From p.207 of Cognitive-Behavioral Treatment of Borderline Personality Disorder:

"...it takes infinitely more care and patience for the therapist to help the patient save herself than for the therapist to rescue the patient."

She doesn't claim to be very original, she says DBT is a collection of best practices, regardless of theoretical orientation--which is a kind of interesting proposition. But it's a recognition that she's observing what works and that others says that she's describing what they do.

Then there are some chestnuts like the above. At times I don't think she credits enough of the psychoanalytic literature, but perhaps she just doesn't know it, which is hard to imagine, because she seems to know just about everything else. She has a far ranging and inclusive mind, as I read in the book.

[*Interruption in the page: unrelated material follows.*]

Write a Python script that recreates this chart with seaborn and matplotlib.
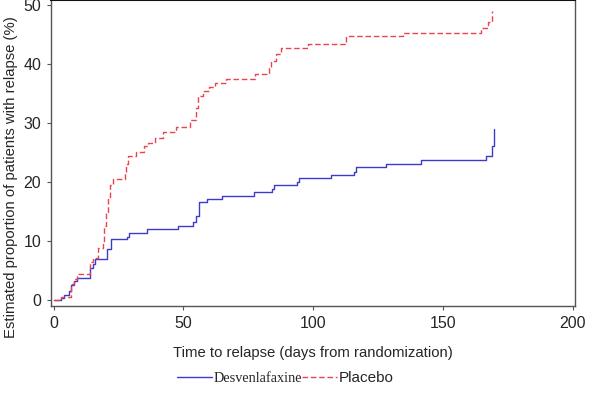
import matplotlib
matplotlib.use("Agg")
import matplotlib.pyplot as plt
import pandas as pd
import seaborn as sns

# step points: (day the step happens, cumulative % relapsed after it)
desv_days = [0, 2.8, 4.0, 5.9, 6.8, 7.9, 8.9, 14.1, 15.1, 16.0, 20.7, 22.0,
             28.2, 29.1, 36.0, 47.9, 53.7, 54.7, 55.9, 59.2, 65.0, 77.2, 84.1,
             85.0, 93.8, 94.5, 106.7, 115.6, 116.6, 127.9, 141.7, 166.5, 168.8, 169.7]
desv_pct = [0, 0.4, 0.8, 1.6, 2.5, 3.2, 3.8, 5.4, 6.2, 6.9, 8.7, 10.3,
            10.7, 11.4, 12.0, 12.5, 13.2, 14.2, 16.6, 17.1, 17.7, 18.3, 18.8,
            19.6, 20.1, 20.7, 21.3, 21.8, 22.6, 23.1, 23.8, 24.5, 26.2, 29.0]

plac_days = [0, 3.0, 6.8, 7.7, 9.0, 14.1, 15.2, 17.1, 19.0, 19.6, 20.2, 21.0,
             21.6, 22.9, 27.4, 28.0, 28.8, 31.9, 35.0, 36.5, 38.9, 42.1, 47.3,
             52.4, 55.0, 55.8, 57.6, 60.0, 62.0, 66.5, 77.5, 83.0, 83.9, 85.8,
             87.7, 97.8, 112.8, 134.6, 164.8, 167.4, 168.7]
plac_pct = [0, 0.6, 2.7, 3.6, 4.4, 6.5, 7.2, 8.9, 10.0, 12.5, 15.0, 17.5,
            19.6, 20.6, 21.5, 23.1, 24.5, 25.1, 26.1, 26.7, 27.5, 28.6, 29.4,
            30.6, 32.6, 34.6, 35.4, 36.2, 36.8, 37.5, 38.3, 39.4, 40.6, 41.7,
            42.7, 43.5, 44.8, 45.3, 46.2, 47.1, 49.0]

x_ticks = [0, 50, 100, 150, 200]
y_ticks = [0, 10, 20, 30, 40, 50]

sns.set_style("white")
plt.rcParams['font.family'] = ['Liberation Sans', 'DejaVu Sans']

desv = pd.DataFrame({'day': desv_days, 'pct': desv_pct})
plac = pd.DataFrame({'day': plac_days, 'pct': plac_pct})

fig = plt.figure(figsize=(6.07, 3.97), dpi=100)
ax = fig.add_axes([0.084, 0.229, 0.864, 0.771])

sns.lineplot(data=desv, x='day', y='pct', ax=ax, color='#3c3ccc', lw=1.0,
             drawstyle='steps-post', label='Desvenlafaxine', legend=False)
sns.lineplot(data=plac, x='day', y='pct', ax=ax, color='#e8444e', lw=1.0,
             linestyle=(0, (4.0, 2.0)), drawstyle='steps-post',
             label='Placebo', legend=False)

ax.set_xlim(-1, 201)
ax.set_ylim(-1, 50.9)
ax.set_xticks(x_ticks)
ax.set_yticks(y_ticks)
ax.tick_params(direction='out', length=3, width=0.8, color='#555555',
               labelsize=11.5, pad=4, bottom=True, left=True)
for side in ['left', 'bottom', 'right']:
    ax.spines[side].set_color('#555555')
    ax.spines[side].set_linewidth(1.0)
ax.spines['top'].set_color('#111111')
ax.spines['top'].set_linewidth(1.5)

ax.set_xlabel('Time to relapse (days from randomization)', fontsize=10.7, labelpad=11)
ax.set_ylabel('Estimated proportion of patients with relapse (%)', fontsize=10.7)
ax.yaxis.set_label_coords(-0.063, 0.42)

handles, labels = ax.get_legend_handles_labels()
leg = fig.legend(handles, labels, loc='center', bbox_to_anchor=(0.47, 0.048),
                 ncol=2, frameon=False, fontsize=11, handlelength=2.3,
                 handletextpad=0.1, columnspacing=0.0, borderaxespad=0)
leg.get_texts()[0].set_family('Liberation Serif')
leg.get_texts()[0].set_fontsize(10.3)

print('Saving: out.png')
fig.savefig('out.png', dpi=100)
plt.close()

On the one hand it seems very specific and grounds in the nitty gritty here and now. On the other hand DBT is very abstract, dialectical is complex, and every other chapter is another presentation of a balancing act, another set of priorities.

I don't think she's a Buddhist, she admits in a CD that she's a Christian, but she has learned so much about it, she might as well be one. You could simply overlay Buddhism over anything, in a way, if you're open to it.

So for, it's reading for me, and superficial applications. I hope to be working soon on the ITU using DBT.